* THE EXERCISE:
Check every line below for the word "draw" and give only the number of lines where it appears.
··· SUPPLIED DATA ···
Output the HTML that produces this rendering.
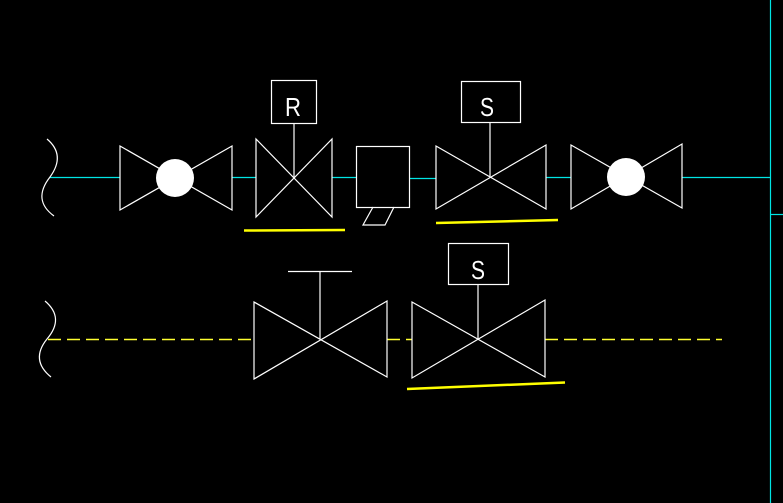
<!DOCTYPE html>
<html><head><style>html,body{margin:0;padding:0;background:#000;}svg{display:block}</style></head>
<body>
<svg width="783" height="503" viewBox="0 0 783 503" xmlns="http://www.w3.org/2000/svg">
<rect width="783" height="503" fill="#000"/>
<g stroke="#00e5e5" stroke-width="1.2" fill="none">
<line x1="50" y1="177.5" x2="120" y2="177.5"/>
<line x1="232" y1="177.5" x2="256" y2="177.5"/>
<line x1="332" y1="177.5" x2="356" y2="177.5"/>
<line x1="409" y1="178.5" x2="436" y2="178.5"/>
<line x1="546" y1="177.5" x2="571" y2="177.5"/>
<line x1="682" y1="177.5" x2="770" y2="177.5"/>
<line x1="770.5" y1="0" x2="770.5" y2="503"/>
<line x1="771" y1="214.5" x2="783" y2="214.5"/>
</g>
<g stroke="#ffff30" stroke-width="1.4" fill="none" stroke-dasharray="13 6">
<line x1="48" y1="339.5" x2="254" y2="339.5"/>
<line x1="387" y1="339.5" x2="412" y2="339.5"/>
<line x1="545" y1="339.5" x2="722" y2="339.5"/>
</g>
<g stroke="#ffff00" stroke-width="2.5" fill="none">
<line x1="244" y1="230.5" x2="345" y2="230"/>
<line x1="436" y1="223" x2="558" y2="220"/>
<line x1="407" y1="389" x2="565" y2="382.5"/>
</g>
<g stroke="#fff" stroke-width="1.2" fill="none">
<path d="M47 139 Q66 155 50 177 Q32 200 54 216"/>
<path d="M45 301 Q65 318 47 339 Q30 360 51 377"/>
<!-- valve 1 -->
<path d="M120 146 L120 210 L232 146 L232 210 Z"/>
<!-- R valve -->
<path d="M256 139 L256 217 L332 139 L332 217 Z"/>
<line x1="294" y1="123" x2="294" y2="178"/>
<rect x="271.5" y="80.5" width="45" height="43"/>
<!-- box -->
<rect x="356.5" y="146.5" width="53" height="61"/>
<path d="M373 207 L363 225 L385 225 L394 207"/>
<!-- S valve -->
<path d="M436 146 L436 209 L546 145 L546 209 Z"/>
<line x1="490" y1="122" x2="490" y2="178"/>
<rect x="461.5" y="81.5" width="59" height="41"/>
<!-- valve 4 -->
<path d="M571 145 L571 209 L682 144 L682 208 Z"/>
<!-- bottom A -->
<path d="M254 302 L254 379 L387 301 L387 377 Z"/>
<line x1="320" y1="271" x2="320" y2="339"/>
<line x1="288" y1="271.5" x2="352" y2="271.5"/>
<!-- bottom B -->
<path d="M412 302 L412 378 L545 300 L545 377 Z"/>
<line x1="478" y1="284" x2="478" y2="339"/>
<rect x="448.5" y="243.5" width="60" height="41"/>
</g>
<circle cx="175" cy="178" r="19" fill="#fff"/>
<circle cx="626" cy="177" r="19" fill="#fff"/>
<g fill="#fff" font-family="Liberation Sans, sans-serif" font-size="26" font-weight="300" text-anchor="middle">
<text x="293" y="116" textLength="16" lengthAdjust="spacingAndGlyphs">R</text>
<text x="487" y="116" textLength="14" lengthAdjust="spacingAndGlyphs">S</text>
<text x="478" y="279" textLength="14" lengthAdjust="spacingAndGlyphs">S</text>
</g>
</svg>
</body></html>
···
··· SUPPLIED DATA ···
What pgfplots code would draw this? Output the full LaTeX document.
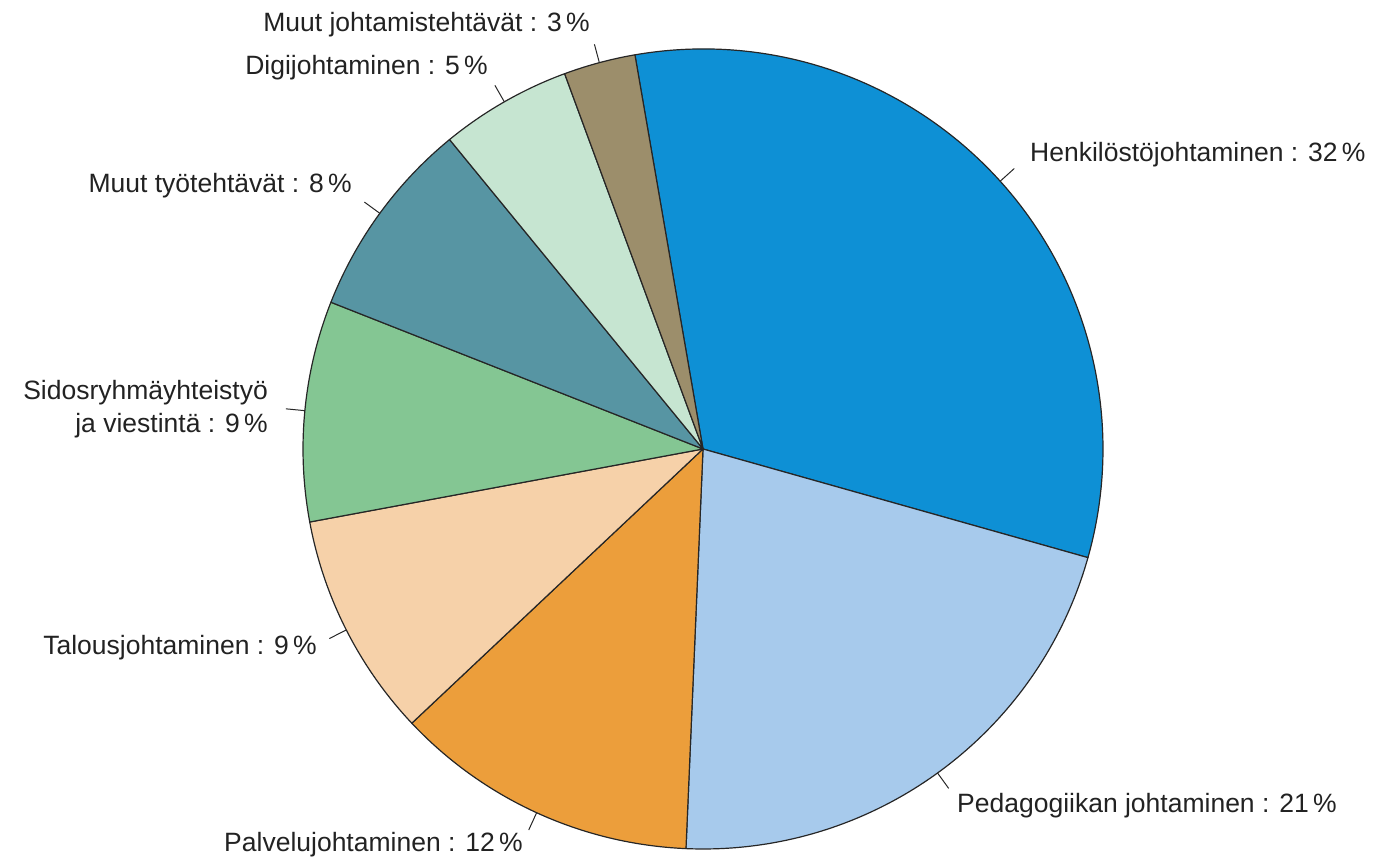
···
··· SUPPLIED DATA ···
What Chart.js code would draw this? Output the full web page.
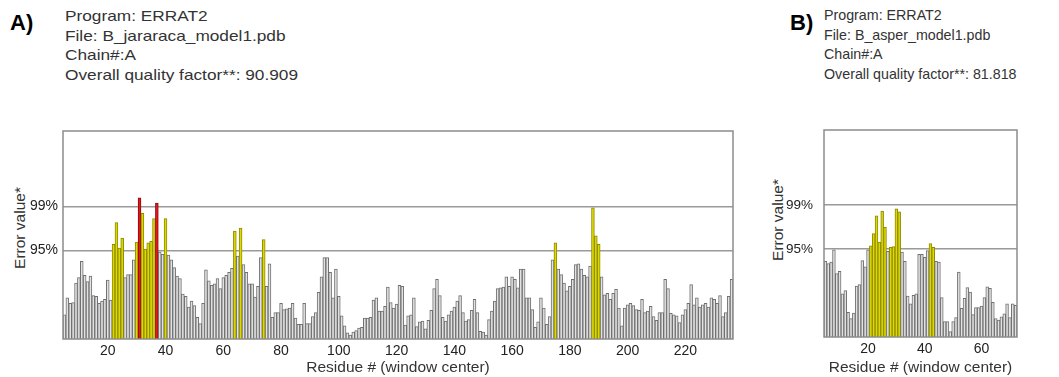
···
* RESULT OF THE TASK:
2